The Narendra Modi-led administration on Thursday said that it has not received any “notice, order or communication” from any French court about Scottish oil company Cairn Energy’s seizure of the Indian government’s properties in Paris.
The clarification came after the Financial Times reported that a French court had seized the Indian government’s properties in Paris in connection with a tax dispute case. The newspaper reported that a court in France had authorised the freeze on the India-owned assets.
The oil company’s move was its latest attempt to get India to pay $1.7 billion [approximately Rs 12,695 crore] in the tax dispute case, according to the newspaper.
In December, a three-member international arbitration tribunal had ruled that the Indian government had violated the “guarantee of fair and equitable treatment”, going against the bilateral treaty between India and the United Kingdom. The breach had resulted in losses for the Scottish oil company.
The tribunal had then ordered India to pay $1.2 billion (over Rs 8,715 crore) in damages along with other costs to Cairn Energy.
Cairn Energy had moved courts in nine countries to enforce its $1.4 billion (Rs 10,247 crore) arbitration award against India. This has been recognised and confirmed by five courts in the United States, the United Kingdom, the Netherlands, Canada and France.
Due to the recognition of the tax dispute by the courts, Cairn Energy was able to petition for seizing any Indian government asset such as bank accounts, payments to state-owned entities, airplanes and ships, to recover the amount.
After seizing the properties in Paris, Cairn Energy said that it still preferred to reach an agreement with the Indian government to close the matter. The company added that it had submitted a detailed list of proposals to New Delhi since February.
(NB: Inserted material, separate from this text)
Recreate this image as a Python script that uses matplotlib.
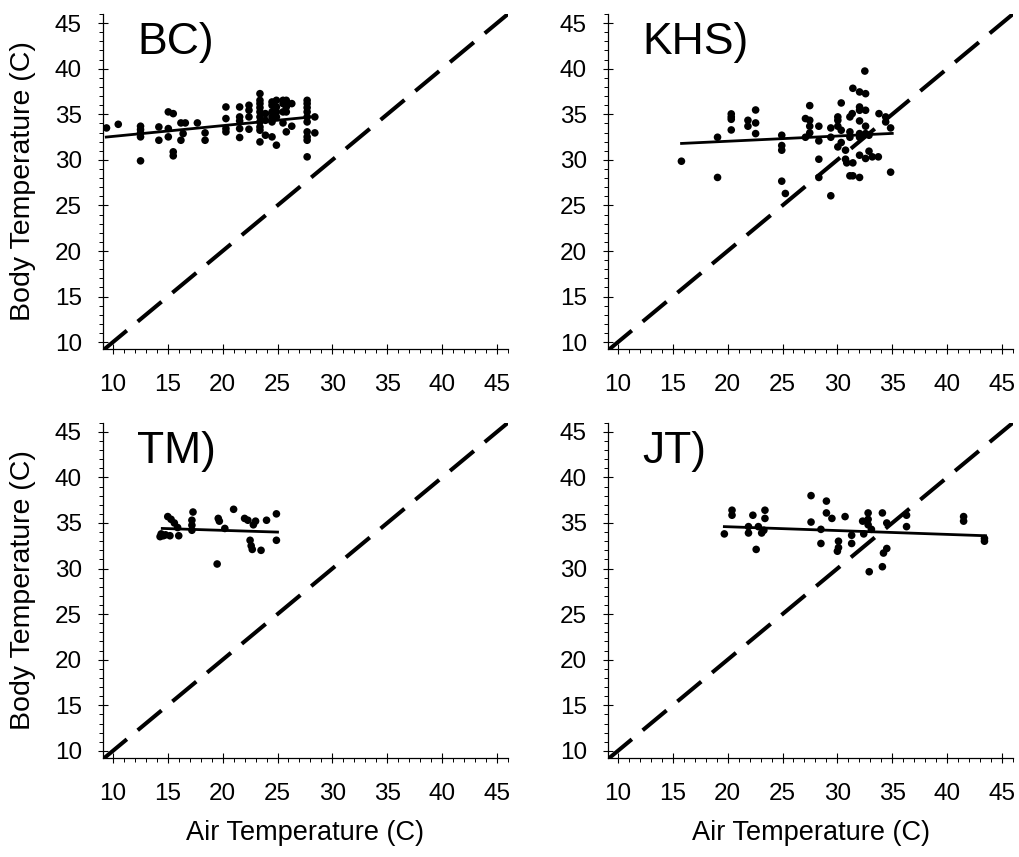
import matplotlib
matplotlib.use("Agg")
import matplotlib.pyplot as plt
from matplotlib.ticker import MultipleLocator
import numpy as np

plt.rcParams['font.family'] = ['Liberation Sans', 'DejaVu Sans']

# ---------------- data ----------------
bc_air = [9.42, 10.49,
          12.52, 12.52, 12.52, 12.52, 12.52,
          14.19, 14.19,
          15.05, 15.05, 15.05,
          15.5, 15.5, 15.5,
          16.2, 16.2, 16.6, 16.4, 17.7, 18.4, 18.4,
          20.3, 20.3, 20.3, 20.3,
          21.55, 21.55, 21.55, 21.55, 21.55,
          22.4, 22.4, 22.4, 22.4,
          23.4, 23.4, 23.4, 23.4, 23.4, 23.4, 23.4, 23.4, 23.4, 23.4,
          23.9, 23.9, 23.9,
          24.5, 24.5, 24.5, 24.5, 24.5, 24.5,
          24.9, 24.9, 24.9, 24.9, 24.9,
          25.5, 25.5, 25.5, 25.5,
          25.8, 25.8, 25.8, 25.8, 25.8,
          26.3, 26.3,
          27.7, 27.7, 27.7, 27.7, 27.7, 27.7, 27.7, 27.7, 27.7, 27.7,
          28.4, 28.4]
bc_body = [33.50, 33.90,
           33.69, 33.32, 32.96, 32.52, 29.89,
           33.61, 32.15,
           35.26, 33.43, 32.52,
           35.07, 30.88, 30.44,
           34.05, 32.15, 34.05, 32.88, 34.05, 32.96, 32.15,
           35.80, 34.53, 33.43, 33.07,
           35.80, 34.71, 34.27, 33.43, 32.45,
           35.99, 35.44, 34.71, 33.36,
           37.26, 36.53, 36.17, 35.73, 35.26, 34.71, 34.16, 33.61, 33.25, 31.97,
           35.07, 34.34, 32.70,
           36.35, 35.99, 35.26, 34.71, 34.16, 32.52,
           36.53, 35.80, 35.26, 34.71, 31.61,
           36.53, 36.17, 35.26, 34.05,
           36.53, 36.17, 35.80, 35.26, 33.07,
           36.17, 33.69,
           36.53, 36.17, 35.73, 35.26, 34.71, 34.16, 33.07, 32.52, 32.15, 30.33,
           34.71, 32.96]
bc_fit_x = [9.4, 28.0]
bc_fit_y = [32.5, 34.7]

khs_air = [15.79, 19.08, 19.08,
           20.33, 20.33, 20.33, 20.33,
           21.85, 21.85,
           22.55, 22.55, 22.55,
           24.93, 24.93, 24.93, 24.93, 25.26,
           27.09, 27.09,
           27.48, 27.48, 27.48, 27.48,
           28.31, 28.31, 28.31, 28.31,
           29.40, 29.40, 29.40,
           30.04, 30.04, 30.04, 30.04,
           30.35, 30.35, 30.35,
           30.74, 30.74, 30.85,
           31.14, 31.35, 31.14, 31.14, 31.41, 31.14, 31.41, 31.41,
           32.02, 32.02, 32.02, 32.02, 32.02, 32.02, 32.02, 32.02,
           32.57, 32.57, 32.57, 32.57, 32.57, 32.5,
           32.88, 32.88, 33.18, 33.73, 33.79,
           34.40, 34.40, 34.85, 34.85]
khs_body = [29.85, 32.48, 28.07,
            35.04, 34.71, 34.45, 33.28,
            34.34, 33.69,
            35.47, 34.05, 32.88,
            32.70, 31.57, 31.06, 27.66, 26.31,
            34.53, 32.48,
            35.95, 34.34, 33.69, 32.96,
            33.69, 32.08, 30.07, 28.07,
            33.50, 32.48, 26.06,
            34.71, 34.34, 33.69, 31.42,
            36.24, 33.25, 31.90,
            31.06, 30.07, 29.67,
            34.71, 35.07, 33.07, 32.48, 37.85, 28.25, 28.25, 29.67,
            37.45, 35.80, 35.44, 34.27, 32.88, 32.48, 30.51, 28.07,
            37.26, 35.44, 33.69, 32.88, 30.15, 39.74,
            32.70, 30.95, 30.33, 30.33, 35.07,
            34.71, 34.16, 33.50, 28.65]
khs_fit_x = [15.8, 35.0]
khs_fit_y = [31.8, 32.9]

tm_air = [14.3, 14.4, 14.6, 14.8, 15.0, 15.3, 15.2, 15.6, 15.9, 16.0,
          17.2, 17.2, 17.2, 17.3, 19.6, 19.7, 19.5, 20.2, 21.0,
          22.0, 22.3, 22.5, 22.6, 22.7, 22.8, 23.0, 23.5, 24.0,
          24.9, 24.9]
tm_body = [33.5, 33.8, 33.6, 33.7, 35.7, 35.4, 33.6, 35.0, 34.5, 33.6,
           35.3, 34.75, 34.2, 36.2, 35.5, 35.2, 30.5, 34.4, 36.5,
           35.5, 35.3, 33.1, 32.5, 32.1, 34.8, 35.2, 32.0, 35.3,
           36.0, 33.1]
tm_fit_x = [14.5, 25.0]
tm_fit_y = [34.4, 34.0]

jt_air = [19.7, 20.4, 20.4, 21.9, 21.9, 22.3, 22.6, 22.8, 23.1, 23.3, 23.4, 23.4,
          27.6, 27.6, 28.5, 28.5, 29.0, 29.0, 29.5, 30.1, 30.1, 30.0,
          30.7, 31.3, 31.3, 32.3, 32.4, 32.8, 32.8, 32.8, 32.9, 33.1,
          34.1, 34.1, 34.5, 34.5, 34.2, 36.3, 36.3, 41.5, 41.5, 43.4, 43.4]
jt_body = [33.8, 36.4, 35.85, 33.9, 34.6, 35.85, 32.1, 34.6, 33.9, 34.2, 35.5, 36.4,
           35.1, 38.0, 34.3, 32.75, 36.1, 37.4, 35.5, 33.0, 32.3, 31.9,
           35.7, 33.65, 32.75, 35.2, 33.8, 36.1, 35.4, 34.8, 29.65, 34.3,
           36.1, 30.2, 35.0, 32.2, 31.7, 34.6, 35.85, 35.7, 35.2, 33.3, 33.0]
jt_fit_x = [19.7, 43.5]
jt_fit_y = [34.6, 33.6]

panel_labels = ["BC)", "KHS)", "TM)", "JT)"]
tick_values = [10, 15, 20, 25, 30, 35, 40, 45]
x_label = "Air Temperature (C)"
y_label = "Body Temperature (C)"

panels = [(bc_air, bc_body, bc_fit_x, bc_fit_y),
          (khs_air, khs_body, khs_fit_x, khs_fit_y),
          (tm_air, tm_body, tm_fit_x, tm_fit_y),
          (jt_air, jt_body, jt_fit_x, jt_fit_y)]

# ---------------- figure ----------------
W, H = 1019, 857
fig = plt.figure(figsize=(W / 100, H / 100), dpi=100)

ax_w = 405 / W
ax_h = 335 / H
lefts = [103 / W, 608 / W]
bottoms = [1 - 349 / H, 1 - 757.7 / H]
positions = [(lefts[0], bottoms[0]), (lefts[1], bottoms[0]),
             (lefts[0], bottoms[1]), (lefts[1], bottoms[1])]

XLIM = (9.1, 46.0)
YLIM = (9.25, 46.0)

for (l, b), (ax_x, ax_y, fx, fy), lab in zip(positions, panels, panel_labels):
    ax = fig.add_axes([l, b, ax_w, ax_h])
    ax.set_xlim(*XLIM)
    ax.set_ylim(*YLIM)
    for s in ['top', 'right']:
        ax.spines[s].set_visible(False)
    for s in ['left', 'bottom']:
        ax.spines[s].set_linewidth(0.9)
    ax.set_xticks(tick_values)
    ax.set_yticks(tick_values)
    ax.xaxis.set_minor_locator(MultipleLocator(1))
    ax.yaxis.set_minor_locator(MultipleLocator(1))
    ax.tick_params(which='major', direction='inout', length=6.5, width=0.8,
                   labelsize=17.5)
    ax.tick_params(axis='x', which='major', pad=15)
    ax.tick_params(axis='y', which='major', pad=12)
    ax.tick_params(which='minor', direction='out', length=2.6, width=0.7)

    # identity (1:1) line
    diag = np.array(XLIM)
    ln, = ax.plot(diag, diag, color='black', lw=2.9, solid_capstyle='butt',
                  dash_capstyle='butt', zorder=2)
    ln.set_dashes([7.7, 3.5])

    ax.scatter(ax_x, ax_y, s=30, color='black', edgecolors='none', zorder=3)
    ax.plot(fx, fy, color='black', lw=2.0, zorder=4)

    ax.text(0.085, 0.975, lab, transform=ax.transAxes, fontsize=32,
            ha='left', va='top')

# axis titles
for yc in [(14 + 349) / 2, (422.7 + 757.7) / 2]:
    fig.text(23 / W, 1 - yc / H, y_label, rotation=90, ha='center',
             va='center', fontsize=20.5)
for xc in [(103 + 508) / 2, (608 + 1013) / 2]:
    fig.text(xc / W, 1 - 833 / H, x_label, ha='center', va='center',
             fontsize=19.5)

fig.savefig("out.png", dpi=100)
“However, in the absence of such a settlement, Cairn must take all necessary legal actions to protect the interests of its international stakeholders,” the oil company told the Financial Times.
The oil company said the freeze on assets was a “necessary preparatory step to taking ownership of the properties and ensures that the proceeds of any sales would be due to Cairn”, the Financial Times reported.
India’s Ministry of Finance on Thursday said the government was trying to ascertain the facts in the case and “whenever such an order is received, appropriate legal remedies will be taken, in consultation with its Counsels, to protect the interests of India”.
The Indian government also noted the application it had filed on March 22 to set aside the December 2020 international arbitral award in The Hague Court of Appeal. The Indian government had filed the appeal as Cairn Energy began to recover the damages, including hiring a team of asset recovery experts.
“Government of India will vigorously defend its case in Set Aside proceedings at The Hague,” the Centre said on Thursday. “It is also stated that the CEO [Chief Executive Officer] and the representatives of Cairns have approached the Government of India for discussions to resolve the matter. Constructive discussions have been held and the Government remains open for an amicable solution to the dispute within the country’s legal framework.”
Experts told the Financial Times that if India was reluctant to pay the money ordered by the international tribunal, it would be seen as an acknowledgement of wrongdoing.
Earlier, Cairn said the money ultimately belongs to its shareholders, which include large investors such as BlackRock, Fidelity and Franklin Templeton. The ramifications of India not honouring the award will “run across the international investment community more widely”, it had said.